Collectivités locales

«Depuis de nombreuses années, je dis et redis à quel point le social étatisme amplifie les maux de notre époque et notamment le déclassement français, en déresponsabilisant les plus méritants, en flattant les opinions et en stimulant les réflexes clientélistes»

L'Opinion - 9 novembre 2022 - Par David Lisnard

Avec cette contribution, David Lisnard lance un nouveau rendez-vous bi-mensuel dans l’Opinion.

Les projets de loi de finances de la Nation pour l’exercice 2023 et de programmation des finances publiques 2023-2027 sont en plein examen parlementaire. Et chaque jour nous indique qu’il ne s’agit pas d’un long fleuve tranquille, dans une Assemblée nationale sans majorité absolue, où les députés proches du pouvoir semblent sans réelle cohérence et les oppositions peuvent s’unir pour faire passer une disposition ou s’opposer à l’exécutif, mais aussi se désunir au sein même de chacune de leurs composantes.

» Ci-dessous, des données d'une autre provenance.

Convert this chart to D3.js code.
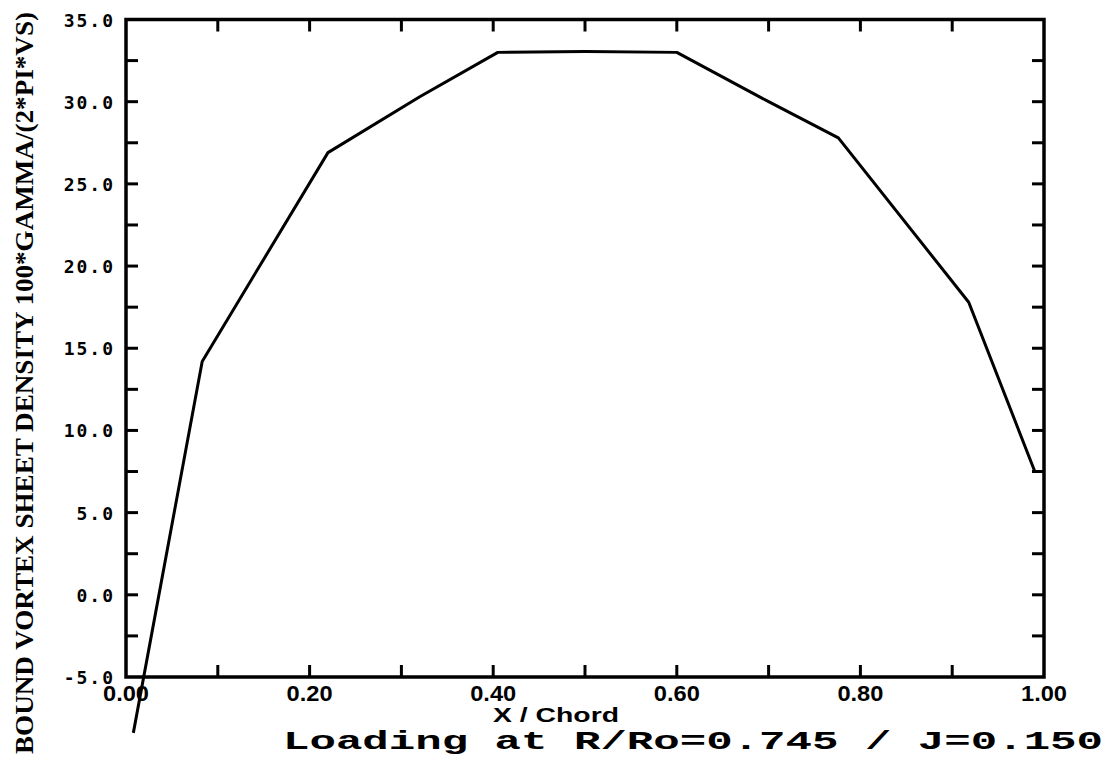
<!DOCTYPE html>
<html>
<head>
<meta charset="utf-8">
<script src="https://cdn.jsdelivr.net/npm/d3@7"></script>
<style>
  html, body { margin: 0; padding: 0; background: #fff; }
  svg { display: block; }
</style>
</head>
<body>
<div id="chart"></div>
<script>
// curve
const xChord = [0.008, 0.083, 0.220, 0.320, 0.405, 0.500, 0.600, 0.700, 0.776, 0.918, 0.990, 0.996];
const density = [-8.4, 14.2, 26.9, 30.3, 33.0, 33.05, 33.0, 30.0, 27.8, 17.8, 7.5, 7.5];

// axes
const xTickValues = [0.1, 0.2, 0.3, 0.4, 0.5, 0.6, 0.7, 0.8, 0.9];
const xLabelValues = [0, 0.2, 0.4, 0.6, 0.8, 1.0];
const xTickLabels = ["0.00", "0.20", "0.40", "0.60", "0.80", "1.00"];
const yTickValues = [-2.5, 0, 2.5, 5, 7.5, 10, 12.5, 15, 17.5, 20, 22.5, 25, 27.5, 30, 32.5];
const yLabelValues = [-5, 0, 5, 10, 15, 20, 25, 30, 35];
const yTickLabels = ["-5.0", "0.0", "5.0", "10.0", "15.0", "20.0", "25.0", "30.0", "35.0"];

const xTitle = "X / Chord";
const yTitle = "BOUND VORTEX SHEET DENSITY 100*GAMMA/(2*PI*VS)";
const caption = "Loading at R/Ro=0.745 / J=0.150";

const width = 1118, height = 764;
const margin = { left: 126, right: 1044, top: 19.5, bottom: 677 };

const svg = d3.select('#chart').append('svg')
  .attr('width', width)
  .attr('height', height);

const x = d3.scaleLinear().domain([0, 1]).range([margin.left, margin.right]);
const y = d3.scaleLinear().domain([-5, 35]).range([margin.bottom, margin.top]);

// frame
svg.append('rect')
  .attr('x', margin.left).attr('y', margin.top)
  .attr('width', margin.right - margin.left).attr('height', margin.bottom - margin.top)
  .style('fill', 'none').style('stroke', '#000').style('stroke-width', 3.5);

// inward ticks on all four sides
const tickLen = 12;
const tickStyle = sel => sel.style('stroke', '#000').style('stroke-width', 3);

svg.append('g').selectAll('line').data(xTickValues).enter().append('line')
  .attr('x1', d => x(d)).attr('x2', d => x(d))
  .attr('y1', margin.bottom).attr('y2', margin.bottom - tickLen).call(tickStyle);
svg.append('g').selectAll('line').data(xTickValues).enter().append('line')
  .attr('x1', d => x(d)).attr('x2', d => x(d))
  .attr('y1', margin.top).attr('y2', margin.top + tickLen).call(tickStyle);
svg.append('g').selectAll('line').data(yTickValues).enter().append('line')
  .attr('x1', margin.left).attr('x2', margin.left + tickLen)
  .attr('y1', d => y(d)).attr('y2', d => y(d)).call(tickStyle);
svg.append('g').selectAll('line').data(yTickValues).enter().append('line')
  .attr('x1', margin.right).attr('x2', margin.right - tickLen)
  .attr('y1', d => y(d)).attr('y2', d => y(d)).call(tickStyle);

// y labels
svg.append('g').selectAll('text').data(yLabelValues).enter().append('text')
  .attr('x', 115)
  .attr('y', d => y(d) + 7)
  .attr('text-anchor', 'end')
  .style('font-family', '"DejaVu Sans Mono", monospace')
  .style('font-weight', 'bold')
  .style('font-size', '18px')
  .style('letter-spacing', '2px')
  .text((d, i) => yTickLabels[i]);

// x labels
svg.append('g').selectAll('text').data(xLabelValues).enter().append('text')
  .attr('x', d => x(d))
  .attr('y', 701)
  .attr('text-anchor', 'middle')
  .attr('textLength', 46)
  .attr('lengthAdjust', 'spacingAndGlyphs')
  .style('font-family', '"Liberation Sans", Arial, sans-serif')
  .style('font-weight', 'bold')
  .style('font-size', '22px')
  .text((d, i) => xTickLabels[i]);

// x title
svg.append('text')
  .attr('x', 556).attr('y', 722)
  .attr('text-anchor', 'middle')
  .attr('textLength', 126)
  .attr('lengthAdjust', 'spacingAndGlyphs')
  .style('font-family', '"Liberation Sans", Arial, sans-serif')
  .style('font-weight', 'bold')
  .style('font-size', '21px')
  .text(xTitle);

// caption
svg.append('text')
  .attr('x', 283).attr('y', 749)
  .attr('textLength', 820)
  .attr('lengthAdjust', 'spacingAndGlyphs')
  .style('font-family', '"Liberation Mono", "Courier New", monospace')
  .style('font-weight', 'bold')
  .style('font-size', '26px')
  .text(caption);

// y title
svg.append('text')
  .attr('transform', 'translate(33, 383) rotate(-90)')
  .attr('text-anchor', 'middle')
  .attr('textLength', 742)
  .attr('lengthAdjust', 'spacingAndGlyphs')
  .style('font-family', '"Liberation Serif", "Times New Roman", serif')
  .style('font-weight', 'bold')
  .style('font-size', '26px')
  .text(yTitle);

// data line
const line = d3.line()
  .x((d, i) => x(xChord[i]))
  .y(d => y(d));

svg.append('path')
  .datum(density)
  .attr('d', line)
  .style('fill', 'none')
  .style('stroke', '#000')
  .style('stroke-width', 3)
  .style('stroke-linejoin', 'round');
</script>
</body>
</html>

Dans ce maelström législatif et politique, aux enjeux économiques et sociaux majeurs, tout (et son contraire) peut être affiché, à la fois en objectifs d’assainissement des finances publiques comme de dépenses budgétaires supplémentaires. Ce en-même-tempisme est à son apogée de même que la collectivisation de l’économie de notre pays, avec des prélèvements obligatoires, une dépense publique et un déficit de l’Etat records. Depuis de nombreuses années, je dis et redis à quel point le social étatisme amplifie les maux de notre époque et notamment le déclassement français, en déresponsabilisant les plus méritants, en flattant les opinions et en stimulant les réflexes clientélistes.

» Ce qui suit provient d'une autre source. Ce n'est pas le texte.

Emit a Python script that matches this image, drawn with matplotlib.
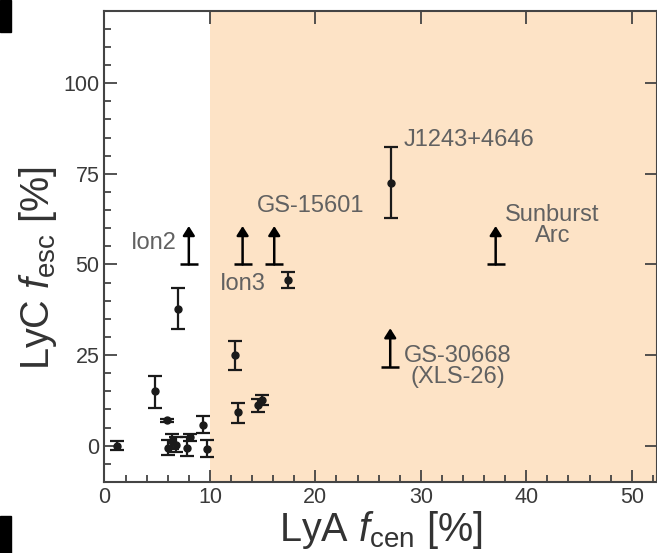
import matplotlib.pyplot as plt
from matplotlib.patches import Rectangle

plt.rcParams['font.family'] = ['Liberation Sans', 'DejaVu Sans']
plt.rcParams['mathtext.fontset'] = 'custom'
plt.rcParams['mathtext.rm'] = 'Liberation Sans'
plt.rcParams['mathtext.it'] = 'Liberation Sans:italic'

# measured points: LyA f_cen, LyC f_esc and asymmetric errors
fcen = [1.2, 4.8, 7.0, 5.9, 6.0, 6.4, 6.8, 7.8, 8.1, 9.3, 9.7,
        12.4, 12.7, 14.6, 14.9, 17.4, 27.2]
fesc = [0.0, 15.0, 37.8, 7.0, -0.5, 1.2, 0.3, -0.5, 2.3, 5.8, -0.8,
        24.9, 9.2, 11.2, 12.6, 45.8, 72.6]
err_lo = [1.2, 4.5, 5.7, 0.5, 2.0, 2.0, 2.0, 2.2, 1.0, 2.3, 2.2,
          3.9, 2.8, 1.8, 1.3, 2.2, 9.9]
err_hi = [1.2, 4.1, 5.8, 0.5, 2.0, 2.0, 2.0, 2.9, 1.0, 2.4, 2.5,
          3.9, 2.7, 1.8, 1.3, 2.0, 9.7]

# lower limits
lim_x = [8.0, 13.1, 16.1, 27.1, 37.1]
lim_y = [50.0, 50.0, 50.0, 21.8, 50.0]

# labels
names = ['Ion2', 'Ion3', 'GS-15601', 'J1243+4646', 'Sunburst\nArc', 'GS-30668\n(XLS-26)']
name_x = [6.9, 10.9, 14.5, 28.4, 42.5, 28.4]
name_y = [55.8, 44.7, 66.0, 84.2, 60.8, 21.9]
name_ha = ['right', 'left', 'left', 'left', 'center', 'left']

fig = plt.figure(figsize=(6.57, 5.53), dpi=100)
ax = fig.add_axes([0.159, 0.1284, 0.841, 0.8523])

ax.axvspan(10, 60, color='#fde3c6', lw=0, zorder=0)

ax.errorbar(fcen, fesc, yerr=[err_lo, err_hi], fmt='o', color='#1a1a1a',
            ms=5, elinewidth=1.6, capsize=5, capthick=1.6, zorder=3)

# lower limit arrows: cap at the limit, arrow pointing up
ax.scatter(lim_x, lim_y, marker='_', s=160, color='black', linewidths=1.8, zorder=3)
for x, y in zip(lim_x, lim_y):
    ax.annotate('', xy=(x, y + 10.6), xytext=(x, y),
                arrowprops=dict(arrowstyle='-|>,head_length=0.55,head_width=0.35',
                                color='black', lw=1.8, shrinkA=0, shrinkB=0))

for t, x, y, ha in zip(names, name_x, name_y, name_ha):
    ax.text(x, y, t, ha=ha, va='center', fontsize=17, color='#616161',
            multialignment='center', linespacing=0.95)

ax.set_xlim(0, 52.4)
ax.set_ylim(-10, 120)
ax.set_xticks([0, 10, 20, 30, 40, 50])
ax.set_xticks(range(0, 53, 2), minor=True)
ax.set_yticks([0, 25, 50, 75, 100])
ax.set_yticks(range(-10, 121, 5), minor=True)
ax.tick_params(which='both', direction='in', colors='#444444', labelcolor='#3a3a3a',
               labelsize=15.5, width=1.3)
ax.tick_params(which='major', length=9, top=True, right=True)
ax.tick_params(which='minor', length=5)
for s in ax.spines.values():
    s.set_color('#444444')
    s.set_linewidth(1.5)

ax.set_xlabel(r'LyA $f_{\rm cen}$ [%]', fontsize=28.5, color='#333333', labelpad=1)
ax.set_ylabel(r'LyC $f_{\rm esc}$ [%]', fontsize=28.5, color='#333333')
ax.yaxis.set_label_coords(-0.082, 0.455)

# black crop marks at the left edge of the original image
fig.patches.append(Rectangle((0, 1 - 32 / 553), 11 / 657, 32 / 553,
                             transform=fig.transFigure, color='black', zorder=5))
fig.patches.append(Rectangle((0, 0), 11 / 657, 37 / 553,
                             transform=fig.transFigure, color='black', zorder=5))

fig.savefig('out.png', dpi=100)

Gabegie. Dans ce contexte, les collectivités territoriales sont accusées simultanément soit d’être assises sur un tas d’or constitué de leur épargne de fonctionnement, soit au contraire d’être des symboles de gabegie, très coûteuses pour la Nation.

«Les dotations ne sont pas des subventions de l’Etat, elles ne sont pas un don, mais un dû. Car elles sont la contrepartie à l’euro près soit de la nationalisation d’une fiscalité jusqu’alors locale, soit d’un transfert de charges relevant de l’Etat vers les collectivités»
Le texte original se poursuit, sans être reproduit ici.